■ **The request**:
Transcribe the material verbatim in full; the pictures do not belong in the copy.

■ **Recorded data**:

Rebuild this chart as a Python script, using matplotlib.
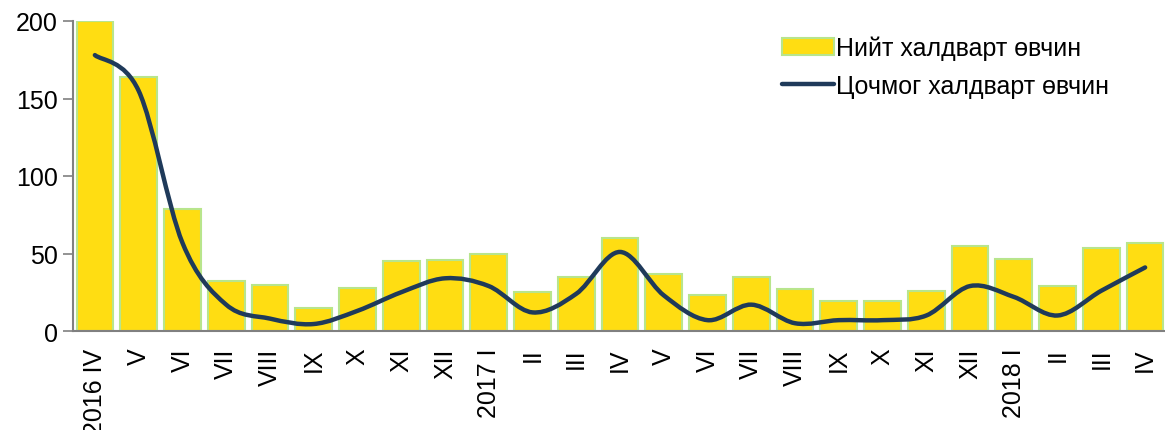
import matplotlib.pyplot as plt
from matplotlib.path import Path
from matplotlib.patches import PathPatch, Patch
from matplotlib.lines import Line2D

plt.rcParams['font.family'] = ['Liberation Sans', 'DejaVu Sans']

labels = ['2016 IV', 'V', 'VI', 'VII', 'VIII', 'IX', 'X', 'XI', 'XII',
          '2017 I', 'II', 'III', 'IV', 'V', 'VI', 'VII', 'VIII', 'IX', 'X', 'XI', 'XII',
          '2018 I', 'II', 'III', 'IV']
total = [200, 164, 79, 32, 30, 15, 28, 45, 46, 50, 25, 35, 60, 37, 23, 35, 27,
         19.5, 19.5, 26, 55, 46.5, 29, 53.5, 57]
acute = [178, 155, 57, 17, 8, 4.5, 13, 25, 34, 29, 12, 24, 51, 23, 7, 17, 5,
         7, 7, 10, 29, 22, 10, 26, 41]

bar_color = '#FFDD12'
edge_color = '#B8E58C'
line_color = '#1F3A5A'

fig = plt.figure(figsize=(11.65, 4.31), dpi=100)
ax = fig.add_axes([73 / 1165, 1 - 332 / 431, (1167 - 73) / 1165, 310 / 431])

x = list(range(len(labels)))
ax.bar(x, total, width=0.84, color=bar_color, edgecolor=edge_color, linewidth=1.5, zorder=2)

# smooth line (Excel style) drawn as cubic Bezier through the data points
pts = list(zip(x, acute))
verts = [pts[0]]
codes = [Path.MOVETO]
n = len(pts)
for i in range(n - 1):
    p0 = pts[max(i - 1, 0)]
    p1 = pts[i]
    p2 = pts[i + 1]
    p3 = pts[min(i + 2, n - 1)]
    c1 = (p1[0] + (p2[0] - p0[0]) / 6, p1[1] + (p2[1] - p0[1]) / 6)
    c2 = (p2[0] - (p3[0] - p1[0]) / 6, p2[1] - (p3[1] - p1[1]) / 6)
    verts += [c1, c2, p2]
    codes += [Path.CURVE4] * 3
ax.add_patch(PathPatch(Path(verts, codes), facecolor='none', edgecolor=line_color,
                       linewidth=3.2, capstyle='round', zorder=3))

ax.set_xlim(-0.5, 24.5)
ax.set_ylim(0, 200)
ax.set_yticks([0, 50, 100, 150, 200])
ax.set_xticks(x)
ax.set_xticklabels(labels, rotation=90)
ax.tick_params(axis='y', labelsize=18, length=7, color='#808080', width=1.2, pad=4)
ax.tick_params(axis='x', labelsize=18, length=0, pad=12)
for s in ['top', 'right']:
    ax.spines[s].set_visible(False)
for s in ['left', 'bottom']:
    ax.spines[s].set_color('#808080')
    ax.spines[s].set_linewidth(1.5)

handles = [Patch(facecolor=bar_color, edgecolor=edge_color, linewidth=1.5),
           Line2D([0], [0], color=line_color, linewidth=3.2, solid_capstyle='round')]
fig.legend(handles, ['Нийт халдварт өвчин', 'Цочмог халдварт өвчин'],
           loc='upper left', bbox_to_anchor=(769 / 1165, 1 - 24 / 431), frameon=False,
           fontsize=18, handlelength=2.1, handleheight=0.65, handletextpad=0.1,
           labelspacing=0.55, borderpad=0)

fig.savefig('out.png', dpi=100)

■ **Answer to this exercise**:
Rebuild this chart as a Python script, using matplotlib.
import matplotlib.pyplot as plt
from matplotlib.path import Path
from matplotlib.patches import PathPatch, Patch
from matplotlib.lines import Line2D

plt.rcParams['font.family'] = ['Liberation Sans', 'DejaVu Sans']

labels = ['2016 IV', 'V', 'VI', 'VII', 'VIII', 'IX', 'X', 'XI', 'XII',
          '2017 I', 'II', 'III', 'IV', 'V', 'VI', 'VII', 'VIII', 'IX', 'X', 'XI', 'XII',
          '2018 I', 'II', 'III', 'IV']
total = [200, 164, 79, 32, 30, 15, 28, 45, 46, 50, 25, 35, 60, 37, 23, 35, 27,
         19.5, 19.5, 26, 55, 46.5, 29, 53.5, 57]
acute = [178, 155, 57, 17, 8, 4.5, 13, 25, 34, 29, 12, 24, 51, 23, 7, 17, 5,
         7, 7, 10, 29, 22, 10, 26, 41]

bar_color = '#FFDD12'
edge_color = '#B8E58C'
line_color = '#1F3A5A'

fig = plt.figure(figsize=(11.65, 4.31), dpi=100)
ax = fig.add_axes([73 / 1165, 1 - 332 / 431, (1167 - 73) / 1165, 310 / 431])

x = list(range(len(labels)))
ax.bar(x, total, width=0.84, color=bar_color, edgecolor=edge_color, linewidth=1.5, zorder=2)

# smooth line (Excel style) drawn as cubic Bezier through the data points
pts = list(zip(x, acute))
verts = [pts[0]]
codes = [Path.MOVETO]
n = len(pts)
for i in range(n - 1):
    p0 = pts[max(i - 1, 0)]
    p1 = pts[i]
    p2 = pts[i + 1]
    p3 = pts[min(i + 2, n - 1)]
    c1 = (p1[0] + (p2[0] - p0[0]) / 6, p1[1] + (p2[1] - p0[1]) / 6)
    c2 = (p2[0] - (p3[0] - p1[0]) / 6, p2[1] - (p3[1] - p1[1]) / 6)
    verts += [c1, c2, p2]
    codes += [Path.CURVE4] * 3
ax.add_patch(PathPatch(Path(verts, codes), facecolor='none', edgecolor=line_color,
                       linewidth=3.2, capstyle='round', zorder=3))

ax.set_xlim(-0.5, 24.5)
ax.set_ylim(0, 200)
ax.set_yticks([0, 50, 100, 150, 200])
ax.set_xticks(x)
ax.set_xticklabels(labels, rotation=90)
ax.tick_params(axis='y', labelsize=18, length=7, color='#808080', width=1.2, pad=4)
ax.tick_params(axis='x', labelsize=18, length=0, pad=12)
for s in ['top', 'right']:
    ax.spines[s].set_visible(False)
for s in ['left', 'bottom']:
    ax.spines[s].set_color('#808080')
    ax.spines[s].set_linewidth(1.5)

handles = [Patch(facecolor=bar_color, edgecolor=edge_color, linewidth=1.5),
           Line2D([0], [0], color=line_color, linewidth=3.2, solid_capstyle='round')]
fig.legend(handles, ['Нийт халдварт өвчин', 'Цочмог халдварт өвчин'],
           loc='upper left', bbox_to_anchor=(769 / 1165, 1 - 24 / 431), frameon=False,
           fontsize=18, handlelength=2.1, handleheight=0.65, handletextpad=0.1,
           labelspacing=0.55, borderpad=0)

fig.savefig('out.png', dpi=100)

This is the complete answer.